ADI 6529 MC/DF, rel. Min. Cármen Lúcia, julgamento em 13.8.2020. (ADI-6529)

CLIPPING DAS SESSÕES VIRTUAIS

AÇÃO DIRETA DE INCONSTITUCIONALIDADE 3.807

RELATORA: MIN. CÁRMEN LÚCIA

Decisão: O Tribunal, por maioria, julgou improcedente o pedido formulado na ação direta, nos termos do voto da Relatora, vencido o Ministro Marco Aurélio. Os Ministros Roberto Barroso e Gilmar Mendes acompanharam a Relatora com ressalvas. Plenário, Sessão Virtual de 19.6.2020 a 26.6.2020.

EMENTA: AÇÃO DIRETA DE INCONSTITUCIONALIDADE. § 3º DO ART. 48 DA LEI N. 11.343/2006. PROCESSAMENTO DO CRIME PREVISTO NO ART. 28 DA LEI N. 11.343/2006. ATRIBUIÇÃO À AUTORIDADE JUDICIAL DE LAVRATURA DE TERMO CIRCUNSTANCIADO E REQUISIÇÃO DOS EXAMES E PERÍCIAS NECESSÁRIOS. CONSTITUCIONALIDADE. INEXISTÊNCIA DE ATO DE INVESTIGAÇÃO. INOCORRÊNCIA DE ATRIBUIÇÃO DE FUNÇÃO DE POLÍCIA JUDICIÁRIA AO PODER JUDICIÁRIO. AÇÃO DIRETA JULGADA IMPROCEDENTE.

INOVAÇÕES LEGISLATIVAS

Lei nº 14.035, de 11.8.2020 - Altera a Lei nº 13.979, de 6 de fevereiro de 2020, para dispor sobre procedimentos para a aquisição ou contratação de bens, serviços e insumos destinados ao enfrentamento da emergência de saúde pública de importância internacional decorrente do coronavírus responsável pelo surto de 2019.
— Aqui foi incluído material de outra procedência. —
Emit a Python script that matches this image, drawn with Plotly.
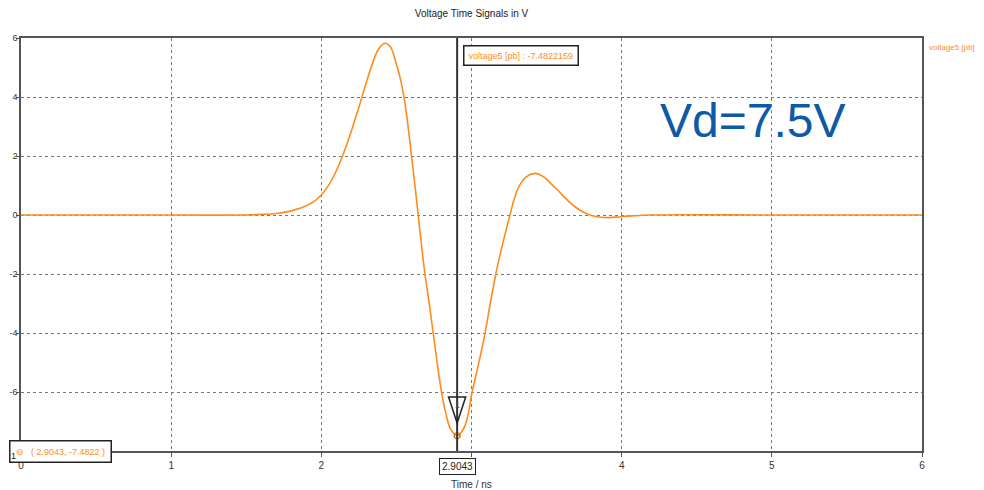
import plotly.graph_objects as go

# ---- data ----
time_ns = [0.0, 1.0, 1.5, 1.59, 1.70, 1.80, 1.88, 1.94, 2.00, 2.05, 2.10, 2.15, 2.20,
           2.25, 2.30, 2.345, 2.38, 2.423, 2.46, 2.50, 2.523, 2.55, 2.575, 2.60, 2.63,
           2.66, 2.69, 2.72, 2.745, 2.77, 2.80, 2.83, 2.86, 2.9043, 2.95, 2.98, 3.0,
           3.045, 3.09, 3.125, 3.162, 3.19, 3.222, 3.256, 3.289, 3.322, 3.367, 3.422,
           3.478, 3.522, 3.578, 3.633, 3.689, 3.744, 3.788, 3.85, 3.92, 3.99, 4.07,
           4.19, 5.0, 6.0]
voltage5 = [0.0, 0.0, 0.0, 0.02, 0.05, 0.14, 0.27, 0.42, 0.68, 1.02, 1.50, 2.12, 2.85,
            3.65, 4.50, 5.20, 5.62, 5.82, 5.70, 5.10, 4.69, 4.01, 3.10, 2.03, 0.70,
            -0.70, -2.0, -3.05, -4.01, -4.95, -5.99, -6.75, -7.25, -7.4822, -7.22, -6.70, -6.10,
            -5.10, -4.01, -3.0, -2.0, -1.35, -0.68, 0.0, 0.62, 1.02, 1.30, 1.41,
            1.30, 1.10, 0.82, 0.53, 0.28, 0.10, 0.0, -0.07, -0.09, -0.06, -0.03,
            0.0, 0.0, 0.0]
x_ticks = [0, 1, 2, 3, 4, 5, 6]
y_ticks = [-6, -4, -2, 0, 2, 4, 6]
cursor_t = 2.9043
cursor_v = -7.4822159
series_name = "voltage5 [pb]"

ORANGE = "#ff8c1a"
FONT = "Liberation Sans"

fig = go.Figure()
fig.add_trace(go.Scatter(x=time_ns, y=voltage5, mode="lines",
                         line=dict(color=ORANGE, width=1.6, shape="spline", smoothing=1.0),
                         showlegend=False, hoverinfo="skip"))
# small circle at cursor point
fig.add_trace(go.Scatter(x=[cursor_t], y=[cursor_v], mode="markers",
                         marker=dict(symbol="circle-open", size=6, color="#c86010", line=dict(width=1.2)),
                         showlegend=False, hoverinfo="skip"))

# cursor vertical line
fig.add_shape(type="line", xref="x", yref="paper", x0=cursor_t, x1=cursor_t, y0=0, y1=1,
              line=dict(color="#333333", width=2))
# inverted triangle marker
dx, ytop, ybot = 0.057, -6.17, -7.05
fig.add_shape(type="path", xref="x", yref="y",
              path=f"M {cursor_t-dx},{ytop} L {cursor_t+dx},{ytop} L {cursor_t},{ybot} Z",
              line=dict(color="#222222", width=1.5))
fig.add_annotation(x=cursor_t, y=-6.45, xref="x", yref="y", text="1", showarrow=False,
                   font=dict(family=FONT, size=9, color="#7a4a10"))

# label at top of cursor
fig.add_annotation(x=cursor_t, xref="x", xshift=6, xanchor="left",
                   y=1, yref="paper", yshift=-7, yanchor="top",
                   text=f"{series_name} : {cursor_v}", showarrow=False,
                   font=dict(family=FONT, size=9, color=ORANGE),
                   bordercolor="#222222", borderwidth=1.5, borderpad=4, bgcolor="white")
# x value box below axis
fig.add_annotation(x=cursor_t, xref="x", y=0, yref="paper", yshift=-7, yanchor="top",
                   text=f"{cursor_t}", showarrow=False,
                   font=dict(family=FONT, size=10, color="#222222"),
                   bordercolor="#222222", borderwidth=1, borderpad=2, bgcolor="white")
# bottom-left readout box
fig.add_annotation(x=0, xref="paper", xshift=-12, xanchor="left", y=0.027, yref="paper", yanchor="top",
                   text=f"⊖   ( {cursor_t}, {round(cursor_v, 4)} )", showarrow=False, align="left",
                   font=dict(family=FONT, size=9, color=ORANGE),
                   bordercolor="#222222", borderwidth=1.5, borderpad=5, bgcolor="white")
fig.add_annotation(x=0, xref="paper", xshift=-8, xanchor="center", y=-0.03, yref="paper",
                   text="1", showarrow=False, font=dict(family=FONT, size=9, color="#222222"))

# legend text at right
fig.add_annotation(x=1.0, xref="paper", xshift=5, xanchor="left", y=0.978, yref="paper", yanchor="middle",
                   text=series_name, showarrow=False, font=dict(family=FONT, size=8, color=ORANGE))
# Vd label
fig.add_annotation(x=0.707, xref="paper", xanchor="left", y=0.80, yref="paper", yanchor="middle",
                   text="Vd=7.5V", showarrow=False,
                   font=dict(family="Liberation Sans", size=48, color="#0d5aa7"))
# x axis title
fig.add_annotation(x=0.5, xref="paper", y=0, yref="paper", yshift=-33, yanchor="middle",
                   text="Time / ns", showarrow=False, font=dict(family=FONT, size=10, color="#333333"))

# page body has an 8px margin: size the figure so the plot area lands where the reference has it
fig.update_layout(
    width=976, height=482,
    margin=dict(l=13, r=62, t=30, b=39, autoexpand=False),
    paper_bgcolor="white", plot_bgcolor="white",
    title=dict(text="Voltage Time Signals in V", xref="paper", x=0.5, xanchor="center",
               yref="container", y=1 - 5.5 / 482, yanchor="middle",
               font=dict(family=FONT, size=10, color="#222222")),
    font=dict(family=FONT, size=10, color="#333333"),
)
fig.update_xaxes(range=[0, 6], tickvals=x_ticks, ticktext=[str(t) for t in x_ticks],
                 showgrid=True, gridcolor="#777777", griddash="dot", gridwidth=1,
                 showline=True, linecolor="#555555", linewidth=1.5, mirror=True,
                 ticks="outside", ticklen=4, tickcolor="#555555", zeroline=False, automargin=False)
fig.update_yaxes(range=[-8, 6], tickvals=y_ticks, ticktext=[str(t) for t in y_ticks],
                 showgrid=True, gridcolor="#777777", griddash="dot", gridwidth=1,
                 showline=True, linecolor="#555555", linewidth=1.5, mirror=True,
                 ticks="outside", ticklen=3, tickcolor="#555555", zeroline=False, automargin=False,
                 ticklabelstandoff=-3, tickfont=dict(size=9))

fig.write_html("out.html")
Lei nº 14.036, de 13.8.2020 - Altera a Lei nº 14.017, de 29 de junho de 2020, para estabelecer a forma de repasse pela União dos valores a serem aplicados pelos Poderes Executivos locais em ações emergenciais de apoio ao setor cultural durante o estado de calamidade pública reconhecido pelo Decreto Legislativo nº 6, de 20 de março de 2020, e as regras para a restituição ou a suplementação dos valores por meio de outras fontes próprias de recursos pelos Estados, pelos Municípios ou pelo Distrito Federal.

OUTRAS INFORMAÇÕES

Resolução STF 697, de 6.8.2020 - Dispõe sobre a criação do Centro de Mediação e Conciliação, responsável pela busca e implementação de soluções consensuais no Supremo Tribunal Federal.

Resolução STF 699, de 10.8.2020 - Prorroga a suspensão de prazos de processos físicos no Supremo Tribunal Federal.

Emenda Regimental 55, de 12.8.2020 - Dá nova redação a dispositivo do Regimento Interno do Supremo Tribunal Federal.

Emenda Regimental 56, de 12.8.2020 - Dá nova redação a dispositivo do Regimento Interno do Supremo Tribunal Federal.

Resolução STF 700, de 13.8.2020 - Altera o formato do Diário de Justiça eletrônico do Supremo Tribunal Federal, disciplina os procedimentos de divulgação e publicação automáticas e dá outras providências.